Il est clair que le gouvernement ne veut pas accorder l’équité véritable à ses employéEs. Dans un premier temps, il avait tenté d’être dispenser de l’application de la loi sur l’équité prétextant l’avoir accorder en 1989 lors des négos alors qu’en fait il n’avait que rajuster les salaires autour de disporportions trop évidentes (entretien ménager versus commis de bureau). Dans un deuxième temps, il s’est lancé dans un vaste processus de consultation et de compilation des tâches qui ont suscité des attentes réelles dans les bases. Le résultat a accouché d’une souris quand le gouvernement Charest a unilatéralement procédé à un réajustement de quelques dollars (personne ne sait comment les comparaisons ont été effectuées) en juin dernier. Et ce réajustement risque de peser lourd dans les prochaines négos. Le gouvernement ayant acccordé l’équité !!! le mouvement syndical pourra difficilement séparer cette négo avec celle du renouvellement de la convention collective. A moins que le gouvernement, pour obtenir une prolongation de la convention sur 18 mois et une restructuration salariale, reprenne l’équité salariale et accorde certains réajustements pour régler les discriminations les plus flagrantes. Mais le processus séparé de négociation de l’équité salariale paraît fort illusoire à l’heure actuelle. Les deux parties vont s’en servir dans les négos actuelles. La preuve, à la CSN on envisage de ne pas déposer les demandes pour le renouvellement de la négo s’il n’y a pas d’entente sur l’équité. De son côté la partie patronale lance des coups de sonde et parle de décréter les conditions de travail.

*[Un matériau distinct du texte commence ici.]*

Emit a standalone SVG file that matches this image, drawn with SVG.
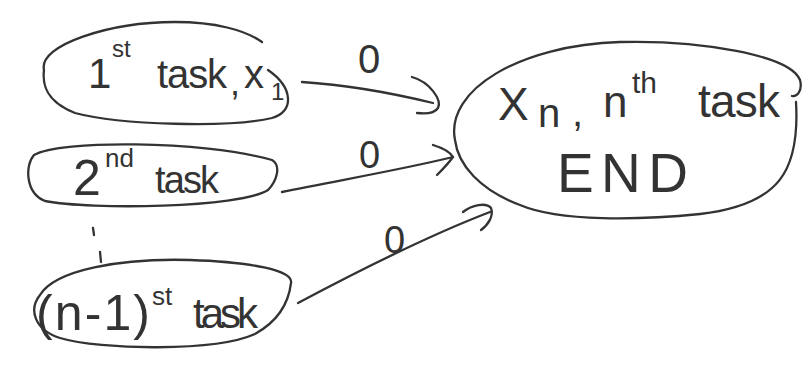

Il est clair que le mouvement syndical qui part déjà en ordre dispersé et avec des stratégies différentes d’une centrale à l’autre, ne pourra gagner une véritable équité salariale sans unité d’actions, sans mobilisations et sans soutien populaire. L’enjeu est trop gros mais essentiel pour les femmes et leur autonomie financière et surtout leur égalité dans les droits.
Mais derrière cette joute du chat et de la souris, demeure le processus comme tel soit l’étude des titres d’emplois et des tâches des femmes et leur comparaison avec ceux des hommes. Il faut éviter que ce processus ne soit qu’une restructuration salariale comme en 1989. Car, il ne faut pas l’oublier, la loi de l’équité salariale existe et elle, elle a appliqué partout dans les entreprises du privé des processus de restructuration salariale. Alors l’enjeu dans le secteur public est de forcer pour un réel processus d’équité salariale et faire ainsi jurisprudence pour poursuivre la lutte.
Une lutte contre le patriarcat
L’équité salariale pour toutes ces raisons est un enjeu de taille. Mais surtout il vise le cœur du capitalisme actuel en remettant en cause sa structure patriarcale et en dénonçant les discriminations faites systématiquement et systémiquement aux femmes. Même si l’enjeu est gros, il importe de se mobiliser et d’étendre les appuis et les solidarités. Pour les femmes c’est essentiel. Je dirais même que c’est une question de survie.